When Fergus realizes that living with Gina and their daughter, Sophy, is no longer what he wants, it's to The Bee House that Gina flees, beginning a cycle of misery and heartache. It ricochets through both families - from Sophy, who longs for things to be as they were; to Gus, Laurence and Hilary's son, who adores Sophy; to Gina's 80-year-old mother, Vi, who has found true love for the first time in her life. In her loss, Gina turns to her dearest friend, Laurence, and finds something completely unexpected - the type of love that will send both marriages to the brink of betrayal.
Joanna Trollope was born on 9 December 1943 in her grandfather's rectory in Minchinhampton, Gloucestershire, England, daughter of Rosemary Hodson and Arthur George Cecil Trollope. She is the eldest of three siblings. She is a fifth-generation niece of the Victorian novelist Anthony Trollope and is a cousin of the writer and broadcaster James Trollope.
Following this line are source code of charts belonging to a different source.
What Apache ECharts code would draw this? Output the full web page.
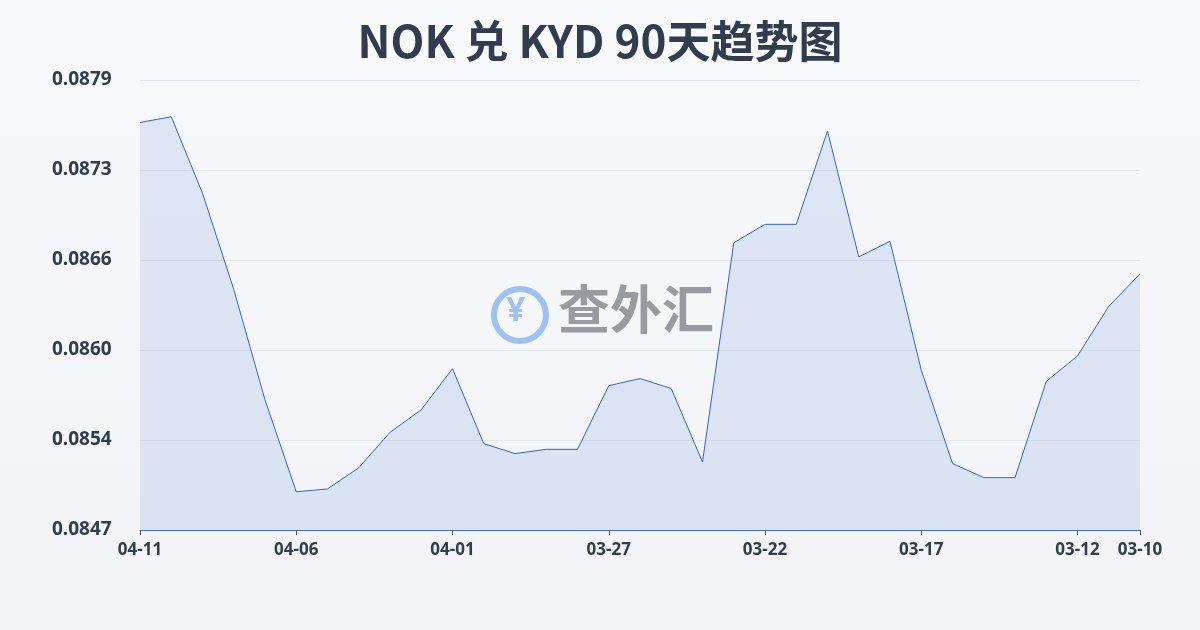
<!DOCTYPE html>
<html>
<head>
<meta charset="utf-8">
<script src="https://cdn.jsdelivr.net/npm/echarts@6/dist/echarts.min.js"></script>
<style>html,body{margin:0;padding:0;}#main{width:1200px;height:630px;}</style>
</head>
<body>
<div id="main"></div>
<script>
var dates = ['04-11','04-10','04-09','04-08','04-07','04-06','04-05','04-04','04-03','04-02','04-01',
  '03-31','03-30','03-29','03-28','03-27','03-26','03-25','03-24','03-23','03-22','03-21','03-20',
  '03-19','03-18','03-17','03-16','03-15','03-14','03-13','03-12','03-11','03-10'];
var rates = [0.08760,0.08764,0.08710,0.08642,0.08564,0.08499,0.08501,0.08516,0.08541,0.08557,0.08586,
  0.08533,0.08526,0.08529,0.08529,0.08574,0.08579,0.08572,0.08520,0.08675,0.08688,0.08688,0.08754,
  0.08665,0.08676,0.08585,0.08519,0.08509,0.08509,0.08577,0.08595,0.08630,0.08653];

var chart = echarts.init(document.getElementById('main'));
chart.setOption({
  backgroundColor: new echarts.graphic.LinearGradient(0, 0, 0, 1, [
    {offset: 0, color: '#f8f9fb'}, {offset: 1, color: '#f1f3f6'}]),
  title: {
    text: 'NOK 兑 KYD 90天趋势图', left: 'center', top: 14,
    textStyle: {fontSize: 44, fontWeight: 'bold', color: '#333c4e', fontFamily: 'Noto Sans CJK SC'}
  },
  graphic: [
    {type: 'circle', shape: {cx: 520, cy: 315, r: 26}, style: {fill: 'none', stroke: '#9fc1ef', lineWidth: 6}},
    {type: 'text', left: 506, top: 294, style: {text: '¥', fontSize: 34, fontWeight: 'bold', fill: '#9fc1ef', fontFamily: 'Noto Sans'}},
    {type: 'text', left: 558, top: 283, style: {text: '查外汇', fontSize: 52, fontWeight: 'bold', fill: 'rgba(120,124,130,0.75)', fontFamily: 'Noto Sans CJK SC'}}
  ],
  grid: {left: 140, right: 60, top: 80, bottom: 100},
  xAxis: {
    type: 'category', boundaryGap: false, data: dates,
    axisLine: {lineStyle: {color: '#3f6fce'}},
    axisTick: {show: true, interval: function (i) { return i % 5 === 0 || i === dates.length - 1; }, lineStyle: {color: '#555'}},
    axisLabel: {
      interval: function (i) { return i % 5 === 0 || i === dates.length - 1; },
      color: '#333c4e', fontSize: 17, fontWeight: 'bold', margin: 12, fontFamily: 'Noto Sans'
    }
  },
  yAxis: {
    type: 'value', min: 0.08472, max: 0.0879, interval: 0.000636,
    axisLine: {show: false}, axisTick: {show: false},
    splitLine: {lineStyle: {color: '#e3e6ea'}},
    axisLabel: {
      color: '#333c4e', fontSize: 19, fontWeight: 'bold', margin: 88, align: 'left', fontFamily: 'Noto Sans',
      formatter: function (v) { return v.toFixed(4); }
    }
  },
  series: [{
    type: 'line', data: rates, symbol: 'none',
    lineStyle: {color: '#3565c8', width: 1},
    areaStyle: {color: 'rgba(110,150,225,0.25)'}
  }]
});
</script>
</body>
</html>
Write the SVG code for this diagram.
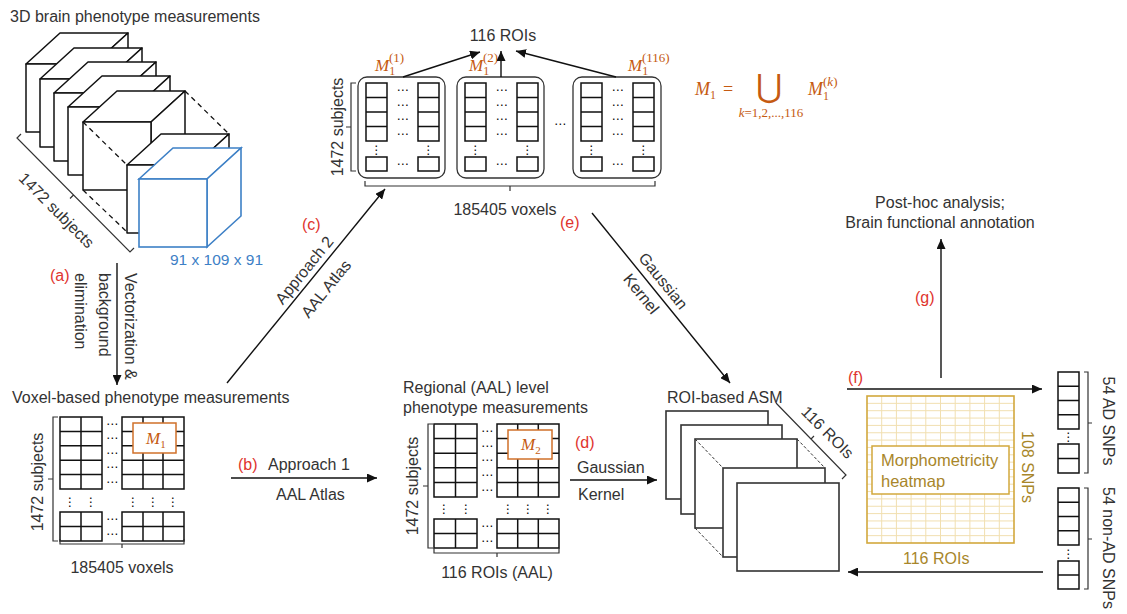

She was educated at Reigate County School for Girls followed by St Hugh's College, Oxford. On 14 May 1966, she married the banker David Roger William Potter, they had two daughters, Antonia and Louise, and on 1983 they divorced. In 1985, she remarried to the television dramatist Ian Curteis, and became the stepmother of two stepsons; they divorced in 2001. Today, she is a grandmother and lives on her own in London.
From 1965 to 1967, she worked at the Foreign Office. From 1967 to 1979, she was employed in a number of teaching posts before she became a writer full-time in 1980. Her novel Parson Harding's Daughter won in 1980 the Romantic Novel of the Year Award by the Romantic Novelists' Association.